===== RECORDS PROVIDED =====

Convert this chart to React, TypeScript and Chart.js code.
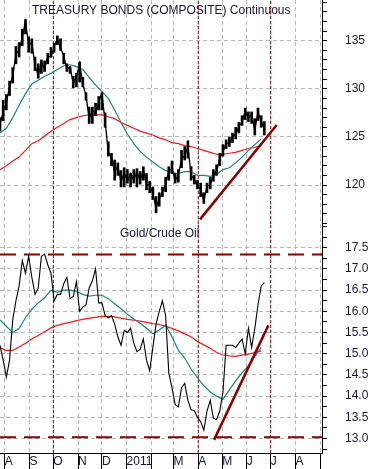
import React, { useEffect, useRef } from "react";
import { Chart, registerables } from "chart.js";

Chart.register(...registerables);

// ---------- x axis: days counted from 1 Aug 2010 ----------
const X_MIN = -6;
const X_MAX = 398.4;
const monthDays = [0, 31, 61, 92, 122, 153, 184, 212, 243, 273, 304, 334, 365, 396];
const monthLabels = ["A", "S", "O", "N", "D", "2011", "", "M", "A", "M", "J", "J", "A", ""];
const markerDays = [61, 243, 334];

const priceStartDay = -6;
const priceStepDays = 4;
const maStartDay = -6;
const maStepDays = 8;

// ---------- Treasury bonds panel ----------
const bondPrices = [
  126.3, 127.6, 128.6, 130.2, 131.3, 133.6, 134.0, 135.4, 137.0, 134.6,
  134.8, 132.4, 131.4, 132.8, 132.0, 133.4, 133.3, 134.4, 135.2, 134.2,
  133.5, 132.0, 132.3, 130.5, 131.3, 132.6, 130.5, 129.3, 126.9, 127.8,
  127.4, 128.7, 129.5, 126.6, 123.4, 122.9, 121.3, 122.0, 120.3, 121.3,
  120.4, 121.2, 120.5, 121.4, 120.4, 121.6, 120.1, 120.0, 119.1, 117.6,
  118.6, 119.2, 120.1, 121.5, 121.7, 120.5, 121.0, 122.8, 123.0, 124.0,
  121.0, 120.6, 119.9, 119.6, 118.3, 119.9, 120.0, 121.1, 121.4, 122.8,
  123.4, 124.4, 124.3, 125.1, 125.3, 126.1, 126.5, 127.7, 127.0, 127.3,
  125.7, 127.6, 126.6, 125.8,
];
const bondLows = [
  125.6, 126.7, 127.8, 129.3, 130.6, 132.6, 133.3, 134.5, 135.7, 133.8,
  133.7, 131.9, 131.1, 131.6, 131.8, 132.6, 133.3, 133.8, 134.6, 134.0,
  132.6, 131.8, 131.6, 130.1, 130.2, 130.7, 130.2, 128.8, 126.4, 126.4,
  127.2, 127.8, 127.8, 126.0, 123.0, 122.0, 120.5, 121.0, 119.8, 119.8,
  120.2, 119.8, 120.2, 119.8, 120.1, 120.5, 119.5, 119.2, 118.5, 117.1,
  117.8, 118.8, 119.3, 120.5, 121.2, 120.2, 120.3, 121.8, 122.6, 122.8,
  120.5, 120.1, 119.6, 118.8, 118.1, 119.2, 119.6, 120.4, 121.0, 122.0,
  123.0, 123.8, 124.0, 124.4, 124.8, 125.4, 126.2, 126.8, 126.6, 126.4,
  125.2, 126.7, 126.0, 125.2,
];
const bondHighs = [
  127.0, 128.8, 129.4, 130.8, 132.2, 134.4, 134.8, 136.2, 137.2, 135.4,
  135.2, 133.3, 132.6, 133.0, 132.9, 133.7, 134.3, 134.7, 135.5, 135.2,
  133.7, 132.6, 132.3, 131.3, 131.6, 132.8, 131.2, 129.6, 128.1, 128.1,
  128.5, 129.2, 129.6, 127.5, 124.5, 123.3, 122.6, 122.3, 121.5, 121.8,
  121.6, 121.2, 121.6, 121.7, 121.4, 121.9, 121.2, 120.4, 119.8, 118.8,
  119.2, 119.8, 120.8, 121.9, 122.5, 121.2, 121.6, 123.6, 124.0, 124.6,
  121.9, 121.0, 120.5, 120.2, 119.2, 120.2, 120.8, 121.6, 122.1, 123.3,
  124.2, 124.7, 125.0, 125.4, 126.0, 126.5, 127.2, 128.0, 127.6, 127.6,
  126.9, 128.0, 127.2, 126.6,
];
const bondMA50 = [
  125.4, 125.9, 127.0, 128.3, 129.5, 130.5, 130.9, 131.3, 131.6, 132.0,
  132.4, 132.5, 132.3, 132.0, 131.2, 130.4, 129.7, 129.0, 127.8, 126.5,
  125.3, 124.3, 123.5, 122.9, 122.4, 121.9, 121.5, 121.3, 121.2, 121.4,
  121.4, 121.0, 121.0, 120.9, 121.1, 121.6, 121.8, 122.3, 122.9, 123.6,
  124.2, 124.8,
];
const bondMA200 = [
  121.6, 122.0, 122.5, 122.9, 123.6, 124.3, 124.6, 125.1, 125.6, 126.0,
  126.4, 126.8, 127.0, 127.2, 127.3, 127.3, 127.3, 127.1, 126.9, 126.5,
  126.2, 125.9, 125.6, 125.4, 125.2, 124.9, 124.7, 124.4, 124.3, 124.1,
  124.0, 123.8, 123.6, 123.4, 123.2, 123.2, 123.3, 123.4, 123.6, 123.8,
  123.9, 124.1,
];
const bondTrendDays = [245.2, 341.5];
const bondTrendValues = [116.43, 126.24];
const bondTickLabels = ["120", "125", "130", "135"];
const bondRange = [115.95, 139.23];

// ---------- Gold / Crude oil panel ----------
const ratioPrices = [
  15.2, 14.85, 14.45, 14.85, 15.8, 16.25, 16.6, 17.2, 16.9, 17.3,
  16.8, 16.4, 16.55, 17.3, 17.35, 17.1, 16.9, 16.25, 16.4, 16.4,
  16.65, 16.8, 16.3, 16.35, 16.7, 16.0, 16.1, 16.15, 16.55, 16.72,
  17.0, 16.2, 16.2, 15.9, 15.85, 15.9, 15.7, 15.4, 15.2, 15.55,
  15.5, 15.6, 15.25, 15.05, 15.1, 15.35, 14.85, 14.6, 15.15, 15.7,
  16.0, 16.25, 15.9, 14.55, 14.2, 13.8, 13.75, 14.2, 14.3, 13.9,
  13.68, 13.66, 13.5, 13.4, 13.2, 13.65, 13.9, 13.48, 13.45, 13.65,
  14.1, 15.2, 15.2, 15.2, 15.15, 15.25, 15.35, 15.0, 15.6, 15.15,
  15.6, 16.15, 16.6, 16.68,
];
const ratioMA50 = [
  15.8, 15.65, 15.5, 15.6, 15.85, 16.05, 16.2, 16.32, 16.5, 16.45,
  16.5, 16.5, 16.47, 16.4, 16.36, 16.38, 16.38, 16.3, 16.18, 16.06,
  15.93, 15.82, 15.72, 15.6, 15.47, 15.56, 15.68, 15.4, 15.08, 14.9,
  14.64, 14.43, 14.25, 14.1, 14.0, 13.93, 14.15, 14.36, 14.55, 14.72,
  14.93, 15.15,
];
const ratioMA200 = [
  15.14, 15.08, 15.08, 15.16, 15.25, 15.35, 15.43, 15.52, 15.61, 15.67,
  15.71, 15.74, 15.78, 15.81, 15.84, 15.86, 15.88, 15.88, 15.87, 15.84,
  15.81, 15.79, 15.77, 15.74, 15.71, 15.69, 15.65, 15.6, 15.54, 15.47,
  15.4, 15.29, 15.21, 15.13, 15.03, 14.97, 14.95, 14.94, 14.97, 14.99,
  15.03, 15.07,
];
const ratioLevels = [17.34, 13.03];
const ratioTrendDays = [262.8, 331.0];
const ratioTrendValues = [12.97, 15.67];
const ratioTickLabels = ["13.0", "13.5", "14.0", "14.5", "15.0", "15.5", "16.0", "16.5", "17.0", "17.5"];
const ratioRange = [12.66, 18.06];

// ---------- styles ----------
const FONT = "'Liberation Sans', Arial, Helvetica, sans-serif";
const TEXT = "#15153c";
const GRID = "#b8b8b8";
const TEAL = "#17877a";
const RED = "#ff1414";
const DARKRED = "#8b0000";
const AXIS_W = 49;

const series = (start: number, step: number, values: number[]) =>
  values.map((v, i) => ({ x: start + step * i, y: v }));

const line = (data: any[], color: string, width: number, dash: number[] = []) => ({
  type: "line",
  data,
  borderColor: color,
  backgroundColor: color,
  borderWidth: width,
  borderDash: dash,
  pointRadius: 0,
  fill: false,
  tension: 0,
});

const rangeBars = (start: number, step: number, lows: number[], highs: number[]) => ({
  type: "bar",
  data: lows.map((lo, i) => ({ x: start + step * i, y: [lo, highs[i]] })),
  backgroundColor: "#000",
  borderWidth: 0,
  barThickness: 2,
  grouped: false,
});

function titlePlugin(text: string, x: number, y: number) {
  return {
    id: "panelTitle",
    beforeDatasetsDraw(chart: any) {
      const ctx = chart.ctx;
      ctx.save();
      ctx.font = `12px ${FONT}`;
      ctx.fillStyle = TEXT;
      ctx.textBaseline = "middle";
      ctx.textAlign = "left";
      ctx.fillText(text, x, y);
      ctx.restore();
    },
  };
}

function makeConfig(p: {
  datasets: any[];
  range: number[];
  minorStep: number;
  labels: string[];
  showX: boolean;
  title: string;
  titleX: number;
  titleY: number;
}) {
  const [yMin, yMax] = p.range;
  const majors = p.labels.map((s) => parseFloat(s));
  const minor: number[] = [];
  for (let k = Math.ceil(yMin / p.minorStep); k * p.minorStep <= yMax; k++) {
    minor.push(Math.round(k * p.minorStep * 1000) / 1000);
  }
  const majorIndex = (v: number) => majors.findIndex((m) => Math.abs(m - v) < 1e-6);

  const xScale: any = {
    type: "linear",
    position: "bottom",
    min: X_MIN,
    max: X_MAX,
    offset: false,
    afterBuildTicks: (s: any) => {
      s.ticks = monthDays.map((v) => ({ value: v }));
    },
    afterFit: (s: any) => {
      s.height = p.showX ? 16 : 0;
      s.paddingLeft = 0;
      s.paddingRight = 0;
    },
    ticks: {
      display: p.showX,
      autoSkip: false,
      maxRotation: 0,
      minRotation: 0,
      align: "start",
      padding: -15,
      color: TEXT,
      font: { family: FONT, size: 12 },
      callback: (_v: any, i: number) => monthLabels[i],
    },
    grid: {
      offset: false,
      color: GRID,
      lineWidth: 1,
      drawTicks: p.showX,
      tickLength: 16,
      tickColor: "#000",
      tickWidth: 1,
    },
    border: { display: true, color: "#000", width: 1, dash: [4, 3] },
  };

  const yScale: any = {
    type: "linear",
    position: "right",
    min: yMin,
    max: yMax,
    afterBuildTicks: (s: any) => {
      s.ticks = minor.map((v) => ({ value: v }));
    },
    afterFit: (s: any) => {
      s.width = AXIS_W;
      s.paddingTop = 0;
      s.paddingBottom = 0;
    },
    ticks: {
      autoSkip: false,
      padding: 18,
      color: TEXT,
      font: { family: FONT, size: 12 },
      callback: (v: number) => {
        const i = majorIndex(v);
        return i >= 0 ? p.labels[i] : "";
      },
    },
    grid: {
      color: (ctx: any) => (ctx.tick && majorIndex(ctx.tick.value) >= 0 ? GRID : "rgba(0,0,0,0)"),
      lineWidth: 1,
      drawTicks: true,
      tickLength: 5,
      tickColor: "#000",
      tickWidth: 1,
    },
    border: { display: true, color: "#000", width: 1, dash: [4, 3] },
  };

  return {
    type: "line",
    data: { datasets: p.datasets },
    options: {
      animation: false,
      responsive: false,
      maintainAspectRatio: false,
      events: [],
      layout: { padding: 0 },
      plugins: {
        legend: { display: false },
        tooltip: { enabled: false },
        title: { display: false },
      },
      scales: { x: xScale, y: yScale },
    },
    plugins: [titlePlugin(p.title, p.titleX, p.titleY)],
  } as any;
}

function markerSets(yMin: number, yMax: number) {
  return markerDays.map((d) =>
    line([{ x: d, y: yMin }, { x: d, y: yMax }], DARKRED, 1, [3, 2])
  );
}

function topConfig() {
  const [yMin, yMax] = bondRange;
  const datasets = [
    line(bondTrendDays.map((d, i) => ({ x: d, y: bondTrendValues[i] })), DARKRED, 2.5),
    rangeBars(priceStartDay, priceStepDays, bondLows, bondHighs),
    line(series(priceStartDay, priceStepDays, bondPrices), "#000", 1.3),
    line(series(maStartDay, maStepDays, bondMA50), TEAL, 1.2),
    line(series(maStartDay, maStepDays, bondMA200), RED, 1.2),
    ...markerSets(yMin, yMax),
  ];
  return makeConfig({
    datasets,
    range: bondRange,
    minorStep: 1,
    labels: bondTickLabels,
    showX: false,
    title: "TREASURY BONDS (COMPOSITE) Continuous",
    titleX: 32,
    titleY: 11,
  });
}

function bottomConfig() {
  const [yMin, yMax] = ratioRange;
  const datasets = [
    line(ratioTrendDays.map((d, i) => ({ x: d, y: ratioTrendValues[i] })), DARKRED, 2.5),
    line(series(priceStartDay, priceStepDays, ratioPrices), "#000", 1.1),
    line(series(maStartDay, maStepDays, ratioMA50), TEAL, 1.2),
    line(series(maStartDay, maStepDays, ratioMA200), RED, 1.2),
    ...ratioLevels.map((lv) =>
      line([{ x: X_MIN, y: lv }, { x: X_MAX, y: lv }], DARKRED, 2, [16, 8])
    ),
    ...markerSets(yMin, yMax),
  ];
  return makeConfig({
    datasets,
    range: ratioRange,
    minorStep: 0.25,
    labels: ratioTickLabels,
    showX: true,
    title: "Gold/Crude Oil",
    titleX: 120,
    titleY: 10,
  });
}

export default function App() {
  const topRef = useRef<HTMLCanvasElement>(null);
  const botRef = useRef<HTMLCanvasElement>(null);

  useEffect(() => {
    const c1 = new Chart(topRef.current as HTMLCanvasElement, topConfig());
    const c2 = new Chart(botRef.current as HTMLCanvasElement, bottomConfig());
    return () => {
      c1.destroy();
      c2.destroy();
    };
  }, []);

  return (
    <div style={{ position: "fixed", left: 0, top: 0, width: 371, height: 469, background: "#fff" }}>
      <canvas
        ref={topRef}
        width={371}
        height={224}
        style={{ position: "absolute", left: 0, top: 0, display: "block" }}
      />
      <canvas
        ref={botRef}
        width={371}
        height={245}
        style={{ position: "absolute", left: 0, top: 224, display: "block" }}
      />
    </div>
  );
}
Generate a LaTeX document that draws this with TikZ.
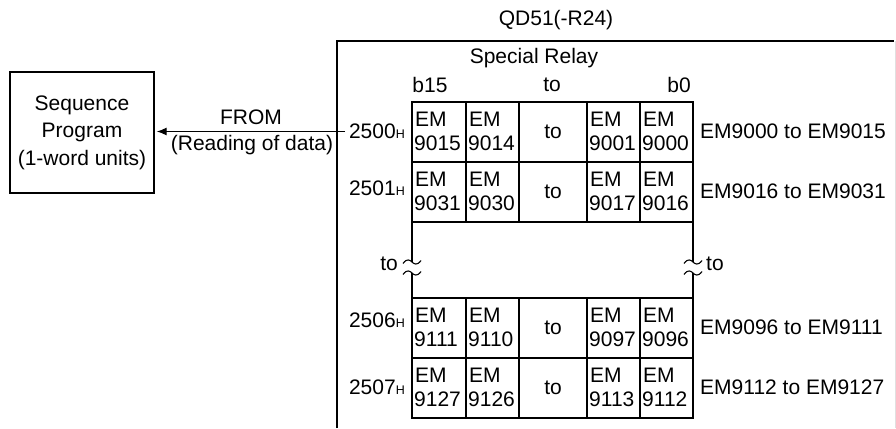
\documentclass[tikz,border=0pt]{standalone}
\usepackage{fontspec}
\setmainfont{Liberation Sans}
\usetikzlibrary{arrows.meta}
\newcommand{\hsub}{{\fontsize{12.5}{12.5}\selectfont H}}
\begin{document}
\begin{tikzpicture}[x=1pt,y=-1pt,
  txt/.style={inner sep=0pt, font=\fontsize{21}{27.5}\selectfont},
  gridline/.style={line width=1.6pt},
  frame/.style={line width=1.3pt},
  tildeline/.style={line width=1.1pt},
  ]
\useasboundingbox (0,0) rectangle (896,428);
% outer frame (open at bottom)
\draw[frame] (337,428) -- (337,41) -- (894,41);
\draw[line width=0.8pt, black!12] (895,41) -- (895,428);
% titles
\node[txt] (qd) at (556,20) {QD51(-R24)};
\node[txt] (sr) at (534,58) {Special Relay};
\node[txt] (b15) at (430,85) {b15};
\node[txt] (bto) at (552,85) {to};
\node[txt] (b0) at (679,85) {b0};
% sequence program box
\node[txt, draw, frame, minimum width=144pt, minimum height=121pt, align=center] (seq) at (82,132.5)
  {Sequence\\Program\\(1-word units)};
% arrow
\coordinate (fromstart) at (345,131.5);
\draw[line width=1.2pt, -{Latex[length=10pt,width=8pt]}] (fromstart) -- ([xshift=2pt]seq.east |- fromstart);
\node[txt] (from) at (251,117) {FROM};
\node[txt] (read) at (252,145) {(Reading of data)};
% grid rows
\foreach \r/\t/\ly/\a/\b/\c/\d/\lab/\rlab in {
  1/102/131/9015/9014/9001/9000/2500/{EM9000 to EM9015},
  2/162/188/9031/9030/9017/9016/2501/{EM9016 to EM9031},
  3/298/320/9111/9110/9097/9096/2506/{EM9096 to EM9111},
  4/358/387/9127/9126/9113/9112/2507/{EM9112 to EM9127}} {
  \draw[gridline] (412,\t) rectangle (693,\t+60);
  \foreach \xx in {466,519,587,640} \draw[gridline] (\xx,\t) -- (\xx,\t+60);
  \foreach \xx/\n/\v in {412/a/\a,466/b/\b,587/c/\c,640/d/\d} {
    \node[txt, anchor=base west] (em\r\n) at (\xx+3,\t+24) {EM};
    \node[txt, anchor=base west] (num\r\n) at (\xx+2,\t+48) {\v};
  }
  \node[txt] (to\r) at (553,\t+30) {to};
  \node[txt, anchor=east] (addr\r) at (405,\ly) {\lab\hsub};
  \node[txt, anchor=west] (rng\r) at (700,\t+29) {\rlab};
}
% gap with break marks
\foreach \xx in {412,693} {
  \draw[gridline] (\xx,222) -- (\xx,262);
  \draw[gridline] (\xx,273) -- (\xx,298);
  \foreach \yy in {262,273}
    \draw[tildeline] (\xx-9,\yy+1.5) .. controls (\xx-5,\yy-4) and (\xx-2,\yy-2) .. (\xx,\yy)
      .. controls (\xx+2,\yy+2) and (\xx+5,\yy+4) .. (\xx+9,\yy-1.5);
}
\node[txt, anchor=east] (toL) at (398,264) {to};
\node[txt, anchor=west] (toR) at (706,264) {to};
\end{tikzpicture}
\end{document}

=====

TO DO: Return the material line for line, from its beginning to the line that contains "const maStepDays = 8;", with the pictures left out.

IN RESPONSE:
Convert this chart to React, TypeScript and Chart.js code.
import React, { useEffect, useRef } from "react";
import { Chart, registerables } from "chart.js";

Chart.register(...registerables);

// ---------- x axis: days counted from 1 Aug 2010 ----------
const X_MIN = -6;
const X_MAX = 398.4;
const monthDays = [0, 31, 61, 92, 122, 153, 184, 212, 243, 273, 304, 334, 365, 396];
const monthLabels = ["A", "S", "O", "N", "D", "2011", "", "M", "A", "M", "J", "J", "A", ""];
const markerDays = [61, 243, 334];

const priceStartDay = -6;
const priceStepDays = 4;
const maStartDay = -6;
const maStepDays = 8;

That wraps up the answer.